Cornell, riding high after its 41-24 upset win over Harvard, must worry about Yale's defense against rushing. the passing of Eli quarterback Joe Massey, and a psychological letdown.
"It'll be a match between our strength and their strength," said Big Red coach Jack Musick yesterday. Spearheaded?y Ed Marinaro, Cornell's offense relies upon a strong rushing game. The sophomore tailback's average of 211 yards per game is tops in the nation, but Yale has been allowing only 63 yards per on the ground in each of its first four games.
Musick feels his team is vulnerable to the pass and he is concerned that Massey will exploit this weakness with passes, mainly to Rich Maher and Lew Roney.
Cornell must win this game to stay in the Ivy League race, and Yale cannot really afford to lose any of its early games since its schedule becomes much more difficult later in the season.
One obstacle which Penn must overcome if it is to heat Princeton is an injury problem. Phil Procacci, the Quaker's third quarterback who filled in after the first two were injured, is out of the lineup indefinitely with a broken jaw. There is a possibility, however, that second-stringer Mike Hickok will return to play. There are a score of other injuries, too.
Princeton is as healthy as Penn is ailing. "We're sound physically, and we're going to do a lot of hitting this week," said Tiger coach Jake McCansdless. "We've got to have both the defense and the offense mesh on the same Saturday," he added.
The Tigers made costly mistakes early in last weekend's game with Colgate, and despite a rally, lost, 35-28. Five Quaker interceptions and field goals by Eliot Berry enabled Penn to squeak by Lehigh, 13-7. Princeton is likely to be more fired-up than the Quakers, and the game will be in Palmer Stadium.

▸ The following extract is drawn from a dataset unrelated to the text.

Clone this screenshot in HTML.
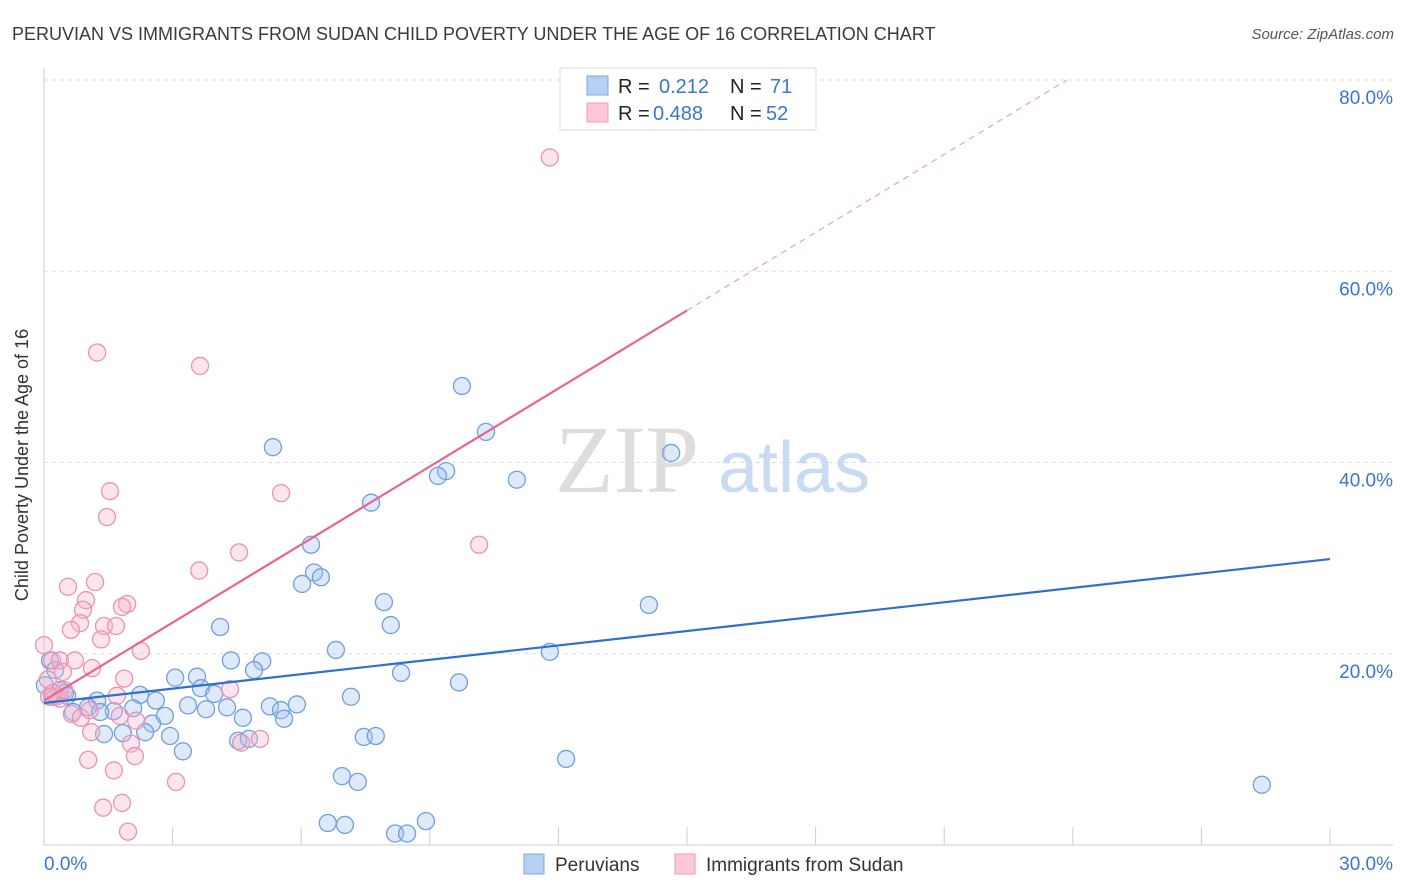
<!DOCTYPE html>
<html><head><meta charset="utf-8"><style>
body{margin:0;background:#fff;font-family:"Liberation Sans",sans-serif;}
svg{display:block}
</style></head><body>
<svg id="chart" width="1406" height="892" viewBox="0 0 1406 892">
<text x="12" y="40" font-size="18" fill="#3a3a3a">PERUVIAN VS IMMIGRANTS FROM SUDAN CHILD POVERTY UNDER THE AGE OF 16 CORRELATION CHART</text>
<text x="1394" y="39" font-size="15" fill="#555" font-style="italic" text-anchor="end">Source: ZipAtlas.com</text>
<g id="grid"></g>
<text x="555" y="492" font-size="96" fill="#ddd" font-family="Liberation Serif,serif">ZIP</text>
<text x="718" y="492" font-size="72" fill="#c9dbf3">atlas</text>
<g id="axes"></g>
<g id="pts"></g>
<g id="lines"></g>
<text x="18" y="455" font-size="18" fill="#333" transform="rotate(-90 28 455)" text-anchor="middle">Child Poverty Under the Age of 16</text>
<g>
<rect x="560" y="68" width="256" height="62" fill="#fff" stroke="#ddd"/>
<rect x="587" y="76" width="21" height="19" fill="#b5d0f3" stroke="#7ea8e0"/>
<rect x="587" y="103" width="21" height="19" fill="#fcc8d8" stroke="#ee9ab5"/>
<text x="618" y="93" font-size="20" fill="#222">R = </text><text x="659" y="93" font-size="20" fill="#3b74d0">0.212</text>
<text x="730" y="93" font-size="20" fill="#222">N = </text><text x="770" y="93" font-size="20" fill="#3b74d0">71</text>
<text x="618" y="120" font-size="20" fill="#222">R = </text><text x="653" y="120" font-size="20" fill="#3b74d0">0.488</text>
<text x="730" y="120" font-size="20" fill="#222">N = </text><text x="766" y="120" font-size="20" fill="#3b74d0">52</text>
</g>
<g>
<rect x="524" y="854" width="20" height="20" fill="#b5d0f3" stroke="#7ea8e0"/>
<text x="555" y="871" font-size="19" fill="#333">Peruvians</text>
<rect x="675" y="854" width="20" height="20" fill="#fcc8d8" stroke="#ee9ab5"/>
<text x="706" y="871" font-size="19" fill="#333">Immigrants from Sudan</text>
</g>
</svg>
<script>
const yTicks=[20,40,60,80];
const yTickLabels=["20.0%","40.0%","60.0%","80.0%"];
const xTickCount=[1,2,3,4,5,6,7,8,9,10];
const blueX=[9.75,10.31,5.34,14.63,9.38,9.19,11.03,7.63,6.23,6.30,6.46,6.02,7.93,14.11,8.09,4.11,6.81,11.80,5.09,4.36,4.90,8.33,3.06,3.57,9.68,3.66,7.16,3.97,2.24,5.90,2.61,3.36,5.27,5.53,5.60,3.78,4.27,1.24,1.63,2.08,2.82,4.64,2.52,0.68,1.03,1.84,1.40,2.36,2.94,4.53,4.78,7.46,7.74,3.24,12.18,6.95,7.32,28.41,6.62,7.02,8.91,8.19,8.47,0.14,0.26,0.37,0.49,0.19,0.54,0.02,1.31];
const blueY=[48.0,43.2,41.6,41.0,39.1,38.6,38.2,35.8,31.4,28.5,28.0,27.3,25.4,25.1,23.0,22.8,20.4,20.2,19.2,19.3,18.3,18.0,17.5,17.6,17.0,16.4,15.5,15.8,15.7,14.7,15.1,14.6,14.5,14.1,13.2,14.2,14.4,15.1,14.0,14.3,13.5,13.3,12.7,13.9,14.4,11.7,11.6,11.8,11.4,10.9,11.1,11.3,11.4,9.8,9.0,7.2,6.6,6.3,2.3,2.1,2.5,1.2,1.2,19.3,18.3,16.2,15.9,15.5,15.6,16.7,13.9];
const pinkX=[11.80,1.24,3.64,1.54,5.53,1.47,4.55,10.15,3.62,0.56,1.19,0.98,1.94,1.82,0.91,0.84,0.63,1.40,1.68,1.33,2.26,0,0.19,0.37,0.72,1.12,0.44,1.87,4.34,1.70,0.28,0.37,0.12,0.65,0.86,2.15,1.10,5.04,4.60,2.03,2.12,1.03,1.63,3.08,1.82,1.38,1.96,0.09,0.47,0.21,1.07,1.77];
const pinkY=[71.9,51.5,50.1,37.0,36.8,34.3,30.6,31.4,28.7,27.0,27.5,25.6,25.2,24.9,24.6,23.2,22.5,22.9,22.9,21.5,20.3,20.9,19.3,19.3,19.3,18.5,18.1,17.4,16.3,15.6,15.5,15.3,15.5,13.7,13.3,13.0,11.8,11.1,10.7,10.6,9.3,8.9,7.8,6.6,4.4,3.9,1.4,17.3,16.2,15.9,14.1,13.5];
const blueTrend=[14.85,29.9];
const pinkTrend=[15.1,55.9];
const NS="http://www.w3.org/2000/svg";
const X0=44,X1=1330,Y0=845,PXY=9.5625;
const sx=v=>X0+(v/30)*(X1-X0);
const sy=v=>Y0-v*PXY;
function mk(tag,attrs,parent){const e=document.createElementNS(NS,tag);for(const k in attrs)e.setAttribute(k,attrs[k]);document.getElementById(parent).appendChild(e);return e;}
yTicks.forEach((t,i)=>{
 const g=mk('line',{x1:X0,x2:1393,y1:sy(t),y2:sy(t),stroke:'#ddd','stroke-dasharray':'4,4'},'grid');
 
 
 const l=mk('text',{x:1393,y:sy(t)+24,'font-size':19,fill:'#3b74d0','text-anchor':'end'},'grid');
 l.textContent=yTickLabels[i];
 
 
});
mk('line',{x1:X0,x2:X0,y1:68,y2:Y0,stroke:'#ccc'},'axes');
mk('line',{x1:X0,x2:1393,y1:Y0,y2:Y0,stroke:'#ccc'},'axes');
xTickCount.forEach(i=>{
 const t=mk('line',{x1:sx(i*3),x2:sx(i*3),y1:Y0,y2:Y0-18,stroke:'#ccc'},'axes');
 
 
});
const xl0=mk('text',{x:X0,y:870,'font-size':19,fill:'#3b74d0'},'axes');xl0.textContent='0.0%';


const xl1=mk('text',{x:1393,y:870,'font-size':19,fill:'#3b74d0','text-anchor':'end'},'axes');xl1.textContent='30.0%';


blueX.forEach((v,i)=>{
 const c=mk('circle',{cx:sx(v),cy:sy(blueY[i]),r:8.5,fill:'rgba(160,195,240,0.35)',stroke:'#6f9fdc','stroke-width':1.3},'pts');
 
 
});
pinkX.forEach((v,i)=>{
 const c=mk('circle',{cx:sx(v),cy:sy(pinkY[i]),r:8.5,fill:'rgba(248,180,202,0.35)',stroke:'#eb92ae','stroke-width':1.3},'pts');
 
 
});
const bl=mk('line',{x1:sx(0),y1:sy(blueTrend[0]),x2:sx(30),y2:sy(blueTrend[1]),stroke:'#2f6fd0','stroke-width':2.2},'lines');


const slope=(pinkTrend[1]-pinkTrend[0])/15;
const pl=mk('line',{x1:sx(0),y1:sy(pinkTrend[0]),x2:sx(15),y2:sy(pinkTrend[1]),stroke:'#e8648f','stroke-width':2.2},'lines');


const xe=(80-pinkTrend[0])/slope;
const pd=mk('line',{x1:sx(15),y1:sy(pinkTrend[1]),x2:sx(xe),y2:sy(80),stroke:'#eaa0b8','stroke-width':1.2,'stroke-dasharray':'6,5'},'lines');


</script>
</body></html>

But most coaches acknowledge that the Harvard-Dartmouth clash is the most important of the three. Most were reluctant to predict a winner, but Darmouth seems to be the favorite from their collective point of view. All emphasized the importance of the Crimson defense; which must stop the triple threat of John Short, Jim Chasey, and Bob Mlakar. The Big Green is averaging 365 yards per game rushing.
Many people think more of Dartmouth's offense than its defense. But the defense is statistically one of the top five in the country and has allowed less than five points each game. On the other hand, the Indians have not faced a really strong team yet.